## Goal
Start at the line containing "Convert this chart" and stop at the line containing "ax=ax, clip_on=False, zorder=3)"; copy those lines exactly, both ends included, and no others.

## Recorded information
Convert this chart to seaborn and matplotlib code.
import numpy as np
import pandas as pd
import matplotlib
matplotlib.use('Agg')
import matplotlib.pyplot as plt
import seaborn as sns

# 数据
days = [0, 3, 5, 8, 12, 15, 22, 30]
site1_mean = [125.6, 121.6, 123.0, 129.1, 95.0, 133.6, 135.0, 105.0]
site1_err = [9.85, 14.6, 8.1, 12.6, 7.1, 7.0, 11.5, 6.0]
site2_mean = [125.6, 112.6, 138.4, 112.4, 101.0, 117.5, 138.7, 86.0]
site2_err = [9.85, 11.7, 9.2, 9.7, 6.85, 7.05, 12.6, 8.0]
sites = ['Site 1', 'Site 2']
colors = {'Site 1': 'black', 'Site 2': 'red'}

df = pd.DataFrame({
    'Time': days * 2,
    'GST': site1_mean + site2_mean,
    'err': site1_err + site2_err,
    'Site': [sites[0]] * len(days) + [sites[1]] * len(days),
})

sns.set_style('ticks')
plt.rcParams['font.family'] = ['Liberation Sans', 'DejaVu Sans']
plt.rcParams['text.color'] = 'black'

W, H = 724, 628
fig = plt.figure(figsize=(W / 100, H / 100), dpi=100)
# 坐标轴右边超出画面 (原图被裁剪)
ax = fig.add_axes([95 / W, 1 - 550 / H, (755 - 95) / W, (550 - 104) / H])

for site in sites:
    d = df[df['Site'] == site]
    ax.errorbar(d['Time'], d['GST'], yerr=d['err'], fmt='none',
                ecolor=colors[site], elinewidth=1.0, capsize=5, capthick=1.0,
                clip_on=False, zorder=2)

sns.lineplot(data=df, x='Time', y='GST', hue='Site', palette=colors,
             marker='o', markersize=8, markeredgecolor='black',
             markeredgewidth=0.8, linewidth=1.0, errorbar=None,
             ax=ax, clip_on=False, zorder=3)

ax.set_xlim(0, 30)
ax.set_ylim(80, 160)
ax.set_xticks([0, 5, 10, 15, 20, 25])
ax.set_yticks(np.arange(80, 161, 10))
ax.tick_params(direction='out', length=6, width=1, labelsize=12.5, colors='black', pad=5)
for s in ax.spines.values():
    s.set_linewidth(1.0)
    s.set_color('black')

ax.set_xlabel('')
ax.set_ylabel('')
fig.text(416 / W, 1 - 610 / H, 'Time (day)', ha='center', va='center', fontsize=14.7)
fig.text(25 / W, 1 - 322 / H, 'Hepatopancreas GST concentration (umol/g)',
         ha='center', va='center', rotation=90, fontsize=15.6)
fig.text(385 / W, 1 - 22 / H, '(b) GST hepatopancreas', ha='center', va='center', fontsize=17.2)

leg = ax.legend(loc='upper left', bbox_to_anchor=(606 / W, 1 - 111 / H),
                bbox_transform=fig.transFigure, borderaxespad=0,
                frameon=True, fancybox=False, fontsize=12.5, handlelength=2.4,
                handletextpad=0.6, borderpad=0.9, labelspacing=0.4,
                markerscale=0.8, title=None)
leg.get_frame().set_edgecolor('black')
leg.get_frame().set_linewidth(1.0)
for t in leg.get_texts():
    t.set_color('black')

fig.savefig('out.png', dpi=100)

* * *

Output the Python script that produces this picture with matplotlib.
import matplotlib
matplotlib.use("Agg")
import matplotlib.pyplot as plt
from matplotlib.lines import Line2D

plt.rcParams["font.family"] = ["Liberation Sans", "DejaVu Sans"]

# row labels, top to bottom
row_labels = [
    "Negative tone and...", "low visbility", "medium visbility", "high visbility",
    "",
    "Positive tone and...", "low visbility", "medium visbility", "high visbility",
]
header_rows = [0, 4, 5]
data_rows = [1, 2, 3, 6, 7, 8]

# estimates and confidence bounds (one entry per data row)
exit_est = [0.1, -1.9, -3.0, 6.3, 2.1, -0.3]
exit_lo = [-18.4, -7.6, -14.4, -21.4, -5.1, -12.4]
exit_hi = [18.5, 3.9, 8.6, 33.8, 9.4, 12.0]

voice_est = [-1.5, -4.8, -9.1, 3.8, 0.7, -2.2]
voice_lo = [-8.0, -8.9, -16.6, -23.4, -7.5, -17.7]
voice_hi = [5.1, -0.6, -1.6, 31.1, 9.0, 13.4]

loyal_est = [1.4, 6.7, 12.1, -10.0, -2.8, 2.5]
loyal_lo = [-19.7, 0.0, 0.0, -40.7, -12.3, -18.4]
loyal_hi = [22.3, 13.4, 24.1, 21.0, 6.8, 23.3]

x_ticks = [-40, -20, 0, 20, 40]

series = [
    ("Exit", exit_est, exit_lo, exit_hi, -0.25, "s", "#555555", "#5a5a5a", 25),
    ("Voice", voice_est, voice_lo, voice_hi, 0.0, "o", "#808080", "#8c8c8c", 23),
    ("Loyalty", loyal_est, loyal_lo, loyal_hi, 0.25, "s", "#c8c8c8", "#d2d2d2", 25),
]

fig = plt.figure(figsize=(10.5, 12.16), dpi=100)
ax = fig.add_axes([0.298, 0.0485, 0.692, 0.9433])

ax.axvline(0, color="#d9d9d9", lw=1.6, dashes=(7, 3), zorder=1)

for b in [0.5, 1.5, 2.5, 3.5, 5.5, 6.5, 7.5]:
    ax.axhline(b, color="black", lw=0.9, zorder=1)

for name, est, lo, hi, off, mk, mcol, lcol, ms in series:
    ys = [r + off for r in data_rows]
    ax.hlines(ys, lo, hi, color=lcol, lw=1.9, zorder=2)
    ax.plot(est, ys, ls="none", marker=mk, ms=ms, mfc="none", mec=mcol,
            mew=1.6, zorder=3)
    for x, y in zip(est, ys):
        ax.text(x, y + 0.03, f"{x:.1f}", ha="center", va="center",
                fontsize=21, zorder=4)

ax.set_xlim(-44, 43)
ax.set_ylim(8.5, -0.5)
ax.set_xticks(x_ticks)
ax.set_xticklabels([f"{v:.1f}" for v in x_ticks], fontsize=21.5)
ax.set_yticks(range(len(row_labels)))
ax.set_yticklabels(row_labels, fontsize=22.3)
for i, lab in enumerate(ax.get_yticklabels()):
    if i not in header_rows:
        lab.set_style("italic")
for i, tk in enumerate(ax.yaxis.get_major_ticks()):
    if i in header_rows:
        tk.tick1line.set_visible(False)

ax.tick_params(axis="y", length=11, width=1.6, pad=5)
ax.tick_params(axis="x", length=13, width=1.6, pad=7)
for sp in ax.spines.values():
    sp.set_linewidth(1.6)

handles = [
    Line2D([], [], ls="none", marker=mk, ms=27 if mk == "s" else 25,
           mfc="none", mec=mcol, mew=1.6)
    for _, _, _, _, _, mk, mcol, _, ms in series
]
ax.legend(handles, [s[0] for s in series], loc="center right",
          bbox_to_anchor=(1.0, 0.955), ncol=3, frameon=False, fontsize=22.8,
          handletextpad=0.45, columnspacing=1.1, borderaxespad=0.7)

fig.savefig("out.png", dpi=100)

## Exercise output
Convert this chart to seaborn and matplotlib code.
import numpy as np
import pandas as pd
import matplotlib
matplotlib.use('Agg')
import matplotlib.pyplot as plt
import seaborn as sns

# 数据
days = [0, 3, 5, 8, 12, 15, 22, 30]
site1_mean = [125.6, 121.6, 123.0, 129.1, 95.0, 133.6, 135.0, 105.0]
site1_err = [9.85, 14.6, 8.1, 12.6, 7.1, 7.0, 11.5, 6.0]
site2_mean = [125.6, 112.6, 138.4, 112.4, 101.0, 117.5, 138.7, 86.0]
site2_err = [9.85, 11.7, 9.2, 9.7, 6.85, 7.05, 12.6, 8.0]
sites = ['Site 1', 'Site 2']
colors = {'Site 1': 'black', 'Site 2': 'red'}

df = pd.DataFrame({
    'Time': days * 2,
    'GST': site1_mean + site2_mean,
    'err': site1_err + site2_err,
    'Site': [sites[0]] * len(days) + [sites[1]] * len(days),
})

sns.set_style('ticks')
plt.rcParams['font.family'] = ['Liberation Sans', 'DejaVu Sans']
plt.rcParams['text.color'] = 'black'

W, H = 724, 628
fig = plt.figure(figsize=(W / 100, H / 100), dpi=100)
# 坐标轴右边超出画面 (原图被裁剪)
ax = fig.add_axes([95 / W, 1 - 550 / H, (755 - 95) / W, (550 - 104) / H])

for site in sites:
    d = df[df['Site'] == site]
    ax.errorbar(d['Time'], d['GST'], yerr=d['err'], fmt='none',
                ecolor=colors[site], elinewidth=1.0, capsize=5, capthick=1.0,
                clip_on=False, zorder=2)

sns.lineplot(data=df, x='Time', y='GST', hue='Site', palette=colors,
             marker='o', markersize=8, markeredgecolor='black',
             markeredgewidth=0.8, linewidth=1.0, errorbar=None,
             ax=ax, clip_on=False, zorder=3)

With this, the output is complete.